No podemos hacer otra cosa que modificar los “premios” que se obtienen a través de los méritos, básicamente dinero y reconocimiento social. Es posible, y de hecho se hace, quitarle dinero a los que más tienen para dárselo a los que poseen menos. Aquí la discusión se reduce a la cantidad. Más complicado es cambiar lo que está socialmente aceptado como “mérito”: un futbolista obtiene más laureles que una enfermera o una profesora, labores mucho más relevantes para el conjunto de la ciudadanía. Si realmente quisiésemos igualar, habría que actuar cada año colocando a todo el mundo en el mismo punto de partida, pero de nuevo uno avanzaría más que otro y Aquiles nunca llegaría alcanzar a la tortuga. Eso en el mejor de los casos, en el peor de ellos la desmotivada tortuga tomaría la decisión de quedarse en su sitio cómodamente.

Tampoco es cierto que las sociedades occidentales sean plenamente meritocráticas, al menos la española no lo es, como demuestra sin género de dudas la composición de la clase política que nos gobierna.
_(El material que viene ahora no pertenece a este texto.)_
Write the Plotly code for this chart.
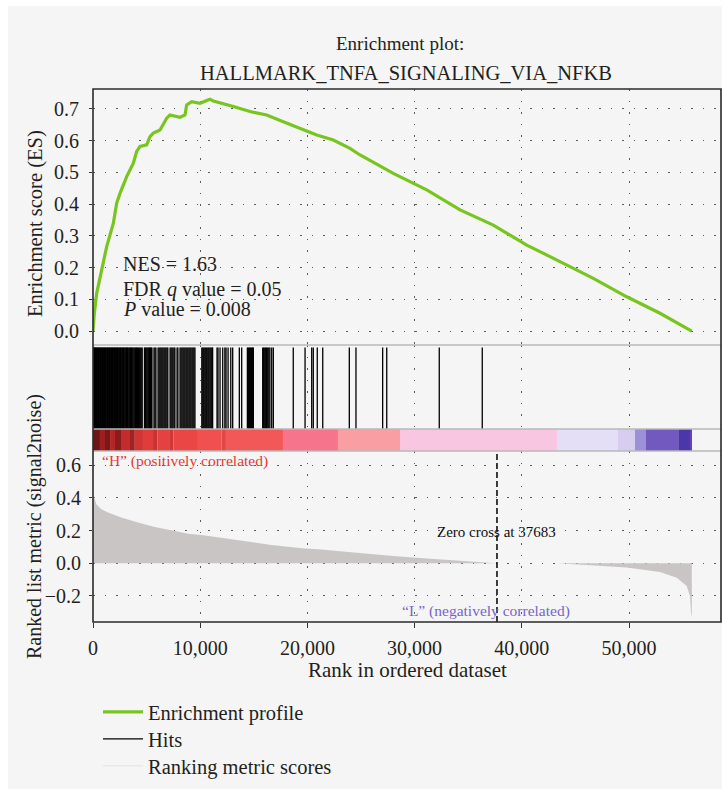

Simón es un gran ejemplo de ello: un médico que no hace el MIR, que no tiene doctorado y que se especializa no sabemos cómo, se casa con la hija de un prócer del PP y termina colocado en un puesto que presumiblemente no iba a tener excesiva trascendencia: el centro de alertas y emergencias sanitarias. El resto ya lo saben, “no vio venir” la peor plaga de los últimos 100 años cuando la tenía enfrente de las narices. Lo gracioso del caso es que el PSOE, el partido que “heredó” a Simón, lo defiende a capa y espada, seguramente para protegerse a sí mismo. Ironías de la vida. (Perdonen mi insistencia en FS, pero es que me recuerda al personaje de Peter Sellers en “Bienvenido Mr Chance”).

En definitiva, lo deseable sería una redefinición de la meritocracia y un cierto equilibrio con la igualdad, pero nadie sabe cómo se consigue eso. Mientras no aparezca una fórmula mágica, es preferible evitar los “experimentos igualitarios” pasados, que no hicieron más que demostrar que, a la hora de la verdad, ni siquiera los “igualitarios” fueron capaces de sentirse “iguales” a los demás.